I’m on the beta version, and I have it setup with the following.
First Escalation - Admin: Notified every hour for the first 2.
Second Escalation - Admin & Manager: Notified on hour 3 (only)
Third Escalation - Admin: Notified every hour from 4 on.
This works fine. The problem is if I am in hour 6 and the service returns to normal it never goes back to the second group to notify any members who were notified of the outage that the service has recovered. It does notify the Admin group in the third escalation that it has recovered, but the managers are never notified.
Is there a way to have Nagios keep track of the users for a particular state change that are notified, so if the state returns to normal they are again notified of this?
normally Nagios is always notifying the people that were alerted about either acknowledgment or recoveries. Whatever the escalation path is, if someone was alerted at some point it should always get a notification when the service is back.
Maybe you can paste your contacts and escalation configs here so we can have a look at it ?
possibly missing recovery from notifications options for manager?
what if the service goes back up just after the third notification? (admin & manager)
normally Nagios is always notifying the people that were alerted about either acknowledgment or recoveries. Whatever the escalation path is, if someone was alerted at some point it should always get a notification when the service is back.
Maybe you can paste your contacts and escalation configs here so we can have a look at it ?
No they all have w,u,c,r for the service. I believe, and am going to test this today, but if I catch it before it goes to the 3rd level that the notification of recovery will be sent to the mrgs. I’m testing it now.
[quote=“luca”]possibly missing recovery from notifications options for manager?
what if the service goes back up just after the third notification? (admin & manager)
I just tested it, and if I catch it before the 3rd level than it does notify the managers group. But if it gets to the 3rd level then it just notifys the firstline group.

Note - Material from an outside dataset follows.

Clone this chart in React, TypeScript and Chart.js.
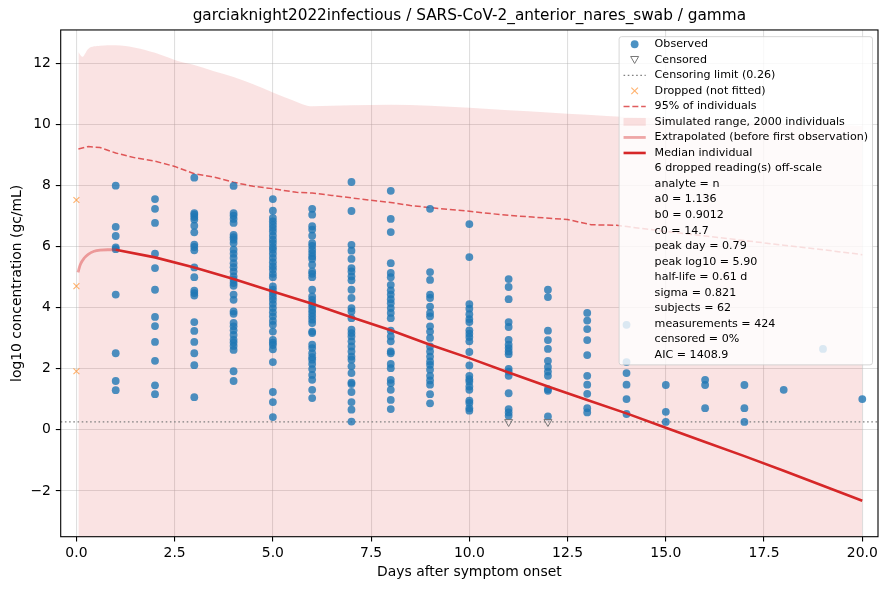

Well, now I seem to remember that the escalation path must ALWAYS include the previous escalation for this to work. I think Nagios sends recoveries only to the people that have received the LAST round of notifications (thus not the managers at that point).
I did see this in the docs —"When defining notification escalations, it is important to keep in mind that any contact groups that were members of “lower” escalations (i.e. those with lower notification number ranges) should also be included in “higher” escalation definitions. This should be done to ensure that anyone who gets notified of a problem continues to get notified as the problem is escalated. "
What I did not understand was that if you remove a group from that they will not be notified when it is fixed if they were already notified of the error. I will have to see if there is any way I can write some extra logic into my notification scripts.
I think you can use a variable called $NOTIFICATIONNUMBER$ in your notification script. When it is an alert notification, track down this number in a file with the names of people receiving it. When it is a recovery notification, grab back this information to send to all people in question. Only thing, I do not know if the recovery number is actually matching the alert number, or if it’s considered as a new notification with a new number. Otherwise you will have to keep the information instead (which host, which service, which state, etc)
[quote=“dmusser2005”]I’m on the beta version, and I have it setup with the following.
First Escalation - Admin: Notified every hour for the first 2.
Second Escalation - Admin & Manager: Notified on hour 3 (only)
Third Escalation - Admin: Notified every hour from 4 on.
This works fine. The problem is if I am in hour 6 and the service returns to normal it never goes back to the second group to notify any members who were notified of the outage that the service has recovered. It does notify the Admin group in the third escalation that it has recovered, but the managers are never notified.
Is there a way to have Nagios keep track of the users for a particular state change that are notified, so if the state returns to normal they are again notified of this?[/quote]
Think about what you are doing here. First, you alert Admins and they don’t acknowledge or fix the problem. Then you contact admins and managers and they don’t ack or fix the problem. Obviously, this must be some very important machines or you wouldn’t bother the managers. So why would you never attempt to contact the managers on level 3? Why even have a level 3? It’s obvious that nobody is fixing the problem, you have production to run, and somebody needs to fix it now. So if you are going to define a level 3, then include the managers, admins, and the president of your company if you must, but it needs to be fixed NOW. Otherwise, just drop the level 3 and just use 1 nd 2 like you have it. It makes no sense to ignore the managers since they are going to whip someone’s tail for not fixing this problem sooner.
By simply using 1 and 2 as you have it, Nagios is doing what it is supposed to be doing. i.e. escalating the notifications. The shear definition of the word itself would mean that you don’t go backwards ever.